• [GIVEN EXERCISE]: Write out the entire listing below exactly, with the pictures left out.

• [PROVIDED MATERIAL]:

· · ·

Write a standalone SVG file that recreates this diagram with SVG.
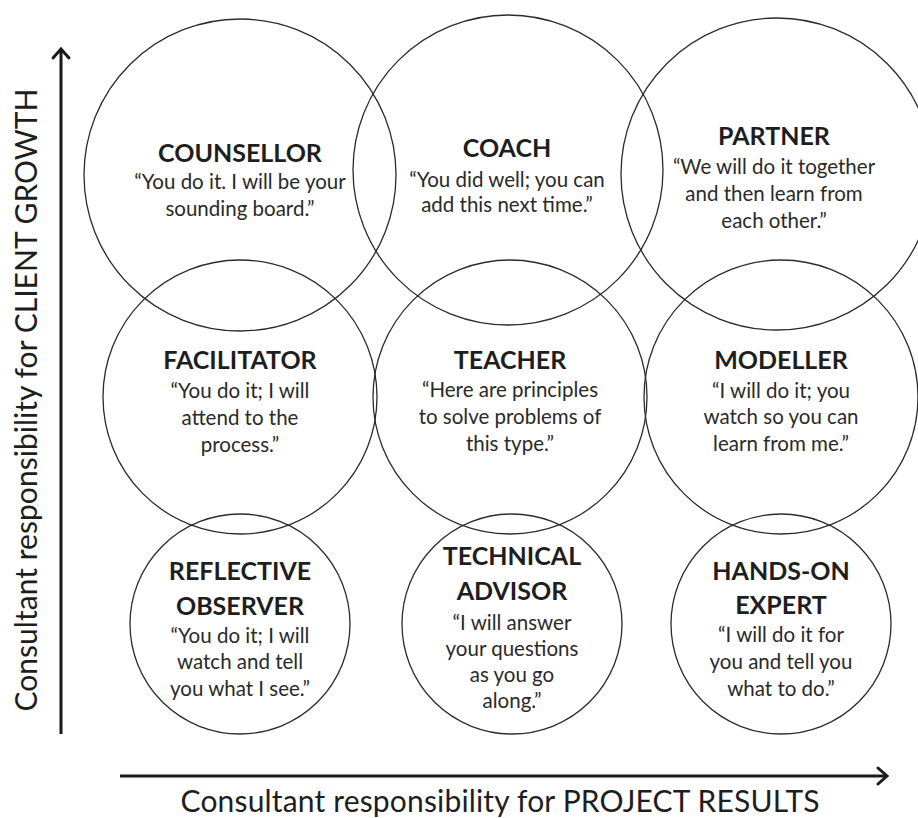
<svg xmlns="http://www.w3.org/2000/svg" width="918" height="818" viewBox="0 0 918 818">
<style>
.c{fill:none;stroke:#2b2b2b;stroke-width:1.3}
.t{font-family:Lato,"Open Sans","DejaVu Sans",sans-serif;font-weight:700;font-size:25px;fill:#1e1e1e;text-anchor:middle}
.q{font-family:Lato,"Open Sans","DejaVu Sans",sans-serif;font-size:20.5px;fill:#2a2a2a;text-anchor:middle}
.ax{font-family:Lato,"Open Sans","DejaVu Sans",sans-serif;font-size:30px;fill:#1e1e1e;text-anchor:middle}
.arr{fill:none;stroke:#1a1a1a;stroke-width:3;marker-end:url(#head)}
</style>
<defs>
<marker id="head" markerUnits="userSpaceOnUse" markerWidth="24" markerHeight="24" refX="12" refY="12" orient="auto">
<path d="M3 4 L12 12 L3 20" fill="none" stroke="#1a1a1a" stroke-width="3" stroke-linecap="round" stroke-linejoin="miter"/>
</marker>
</defs>
<rect width="918" height="818" fill="#fff"/>
<g id="connectors">
<path class="arr" d="M61 734 L61 49"/>
<path class="arr" d="M120 776 L887 776"/>
</g>
<g id="counsellor">
<circle class="c" cx="240" cy="175" r="156"/>
<text class="t" x="240" y="162">COUNSELLOR</text>
<text class="q" x="240" y="189">“You do it. I will be your</text>
<text class="q" x="240" y="216">sounding board.”</text>
</g>
<g id="coach">
<circle class="c" cx="508" cy="170" r="155"/>
<text class="t" x="507" y="157">COACH</text>
<text class="q" x="507" y="187">“You did well; you can</text>
<text class="q" x="507" y="212">add this next time.”</text>
</g>
<g id="partner">
<circle class="c" cx="777" cy="174" r="156"/>
<text class="t" x="774" y="145">PARTNER</text>
<text class="q" x="774" y="174">“We will do it together</text>
<text class="q" x="774" y="201">and then learn from</text>
<text class="q" x="774" y="228">each other.”</text>
</g>
<g id="facilitator">
<circle class="c" cx="240" cy="397" r="137"/>
<text class="t" x="240" y="369">FACILITATOR</text>
<text class="q" x="240" y="398">“You do it; I will</text>
<text class="q" x="240" y="425">attend to the</text>
<text class="q" x="240" y="452">process.”</text>
</g>
<g id="teacher">
<circle class="c" cx="510" cy="397" r="137"/>
<text class="t" x="510" y="369">TEACHER</text>
<text class="q" x="510" y="397">“Here are principles</text>
<text class="q" x="510" y="424">to solve problems of</text>
<text class="q" x="510" y="451">this type.”</text>
</g>
<g id="modeller">
<circle class="c" cx="781" cy="397" r="137"/>
<text class="t" x="781" y="369">MODELLER</text>
<text class="q" x="781" y="398">“I will do it; you</text>
<text class="q" x="781" y="424">watch so you can</text>
<text class="q" x="781" y="451">learn from me.”</text>
</g>
<g id="reflective-observer">
<circle class="c" cx="240" cy="624" r="110"/>
<text class="t" x="240" y="580">REFLECTIVE</text>
<text class="t" x="240" y="615">OBSERVER</text>
<text class="q" x="240" y="643">“You do it; I will</text>
<text class="q" x="240" y="669">watch and tell</text>
<text class="q" x="240" y="696">you what I see.”</text>
</g>
<g id="technical-advisor">
<circle class="c" cx="512" cy="624" r="110"/>
<text class="t" x="512" y="565">TECHNICAL</text>
<text class="t" x="512" y="600">ADVISOR</text>
<text class="q" x="512" y="630">“I will answer</text>
<text class="q" x="512" y="656">your questions</text>
<text class="q" x="512" y="682">as you go</text>
<text class="q" x="512" y="708">along.”</text>
</g>
<g id="hands-on-expert">
<circle class="c" cx="781" cy="624" r="110"/>
<text class="t" x="781" y="580">HANDS-ON</text>
<text class="t" x="781" y="614">EXPERT</text>
<text class="q" x="781" y="642">“I will do it for</text>
<text class="q" x="781" y="669">you and tell you</text>
<text class="q" x="781" y="696">what to do.”</text>
</g>
<g id="axis-labels">
<text class="ax" transform="translate(37,400) rotate(-90)" textLength="623" lengthAdjust="spacing">Consultant responsibility for CLIENT GROWTH</text>
<text class="ax" x="500" y="812" textLength="639" lengthAdjust="spacing">Consultant responsibility for PROJECT RESULTS</text>
</g>
</svg>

· · ·

• [WRITTEN SOLUTION]:
Write a standalone SVG file that recreates this diagram with SVG.
<svg xmlns="http://www.w3.org/2000/svg" width="918" height="818" viewBox="0 0 918 818">
<style>
.c{fill:none;stroke:#2b2b2b;stroke-width:1.3}
.t{font-family:Lato,"Open Sans","DejaVu Sans",sans-serif;font-weight:700;font-size:25px;fill:#1e1e1e;text-anchor:middle}
.q{font-family:Lato,"Open Sans","DejaVu Sans",sans-serif;font-size:20.5px;fill:#2a2a2a;text-anchor:middle}
.ax{font-family:Lato,"Open Sans","DejaVu Sans",sans-serif;font-size:30px;fill:#1e1e1e;text-anchor:middle}
.arr{fill:none;stroke:#1a1a1a;stroke-width:3;marker-end:url(#head)}
</style>
<defs>
<marker id="head" markerUnits="userSpaceOnUse" markerWidth="24" markerHeight="24" refX="12" refY="12" orient="auto">
<path d="M3 4 L12 12 L3 20" fill="none" stroke="#1a1a1a" stroke-width="3" stroke-linecap="round" stroke-linejoin="miter"/>
</marker>
</defs>
<rect width="918" height="818" fill="#fff"/>
<g id="connectors">
<path class="arr" d="M61 734 L61 49"/>
<path class="arr" d="M120 776 L887 776"/>
</g>
<g id="counsellor">
<circle class="c" cx="240" cy="175" r="156"/>
<text class="t" x="240" y="162">COUNSELLOR</text>
<text class="q" x="240" y="189">“You do it. I will be your</text>
<text class="q" x="240" y="216">sounding board.”</text>
</g>
<g id="coach">
<circle class="c" cx="508" cy="170" r="155"/>
<text class="t" x="507" y="157">COACH</text>
<text class="q" x="507" y="187">“You did well; you can</text>
<text class="q" x="507" y="212">add this next time.”</text>
</g>
<g id="partner">
<circle class="c" cx="777" cy="174" r="156"/>
<text class="t" x="774" y="145">PARTNER</text>
<text class="q" x="774" y="174">“We will do it together</text>
<text class="q" x="774" y="201">and then learn from</text>
<text class="q" x="774" y="228">each other.”</text>
</g>
<g id="facilitator">
<circle class="c" cx="240" cy="397" r="137"/>
<text class="t" x="240" y="369">FACILITATOR</text>
<text class="q" x="240" y="398">“You do it; I will</text>
<text class="q" x="240" y="425">attend to the</text>
<text class="q" x="240" y="452">process.”</text>
</g>
<g id="teacher">
<circle class="c" cx="510" cy="397" r="137"/>
<text class="t" x="510" y="369">TEACHER</text>
<text class="q" x="510" y="397">“Here are principles</text>
<text class="q" x="510" y="424">to solve problems of</text>
<text class="q" x="510" y="451">this type.”</text>
</g>
<g id="modeller">
<circle class="c" cx="781" cy="397" r="137"/>
<text class="t" x="781" y="369">MODELLER</text>
<text class="q" x="781" y="398">“I will do it; you</text>
<text class="q" x="781" y="424">watch so you can</text>
<text class="q" x="781" y="451">learn from me.”</text>
</g>
<g id="reflective-observer">
<circle class="c" cx="240" cy="624" r="110"/>
<text class="t" x="240" y="580">REFLECTIVE</text>
<text class="t" x="240" y="615">OBSERVER</text>
<text class="q" x="240" y="643">“You do it; I will</text>
<text class="q" x="240" y="669">watch and tell</text>
<text class="q" x="240" y="696">you what I see.”</text>
</g>
<g id="technical-advisor">
<circle class="c" cx="512" cy="624" r="110"/>
<text class="t" x="512" y="565">TECHNICAL</text>
<text class="t" x="512" y="600">ADVISOR</text>
<text class="q" x="512" y="630">“I will answer</text>
<text class="q" x="512" y="656">your questions</text>
<text class="q" x="512" y="682">as you go</text>
<text class="q" x="512" y="708">along.”</text>
</g>
<g id="hands-on-expert">
<circle class="c" cx="781" cy="624" r="110"/>
<text class="t" x="781" y="580">HANDS-ON</text>
<text class="t" x="781" y="614">EXPERT</text>
<text class="q" x="781" y="642">“I will do it for</text>
<text class="q" x="781" y="669">you and tell you</text>
<text class="q" x="781" y="696">what to do.”</text>
</g>
<g id="axis-labels">
<text class="ax" transform="translate(37,400) rotate(-90)" textLength="623" lengthAdjust="spacing">Consultant responsibility for CLIENT GROWTH</text>
<text class="ax" x="500" y="812" textLength="639" lengthAdjust="spacing">Consultant responsibility for PROJECT RESULTS</text>
</g>
</svg>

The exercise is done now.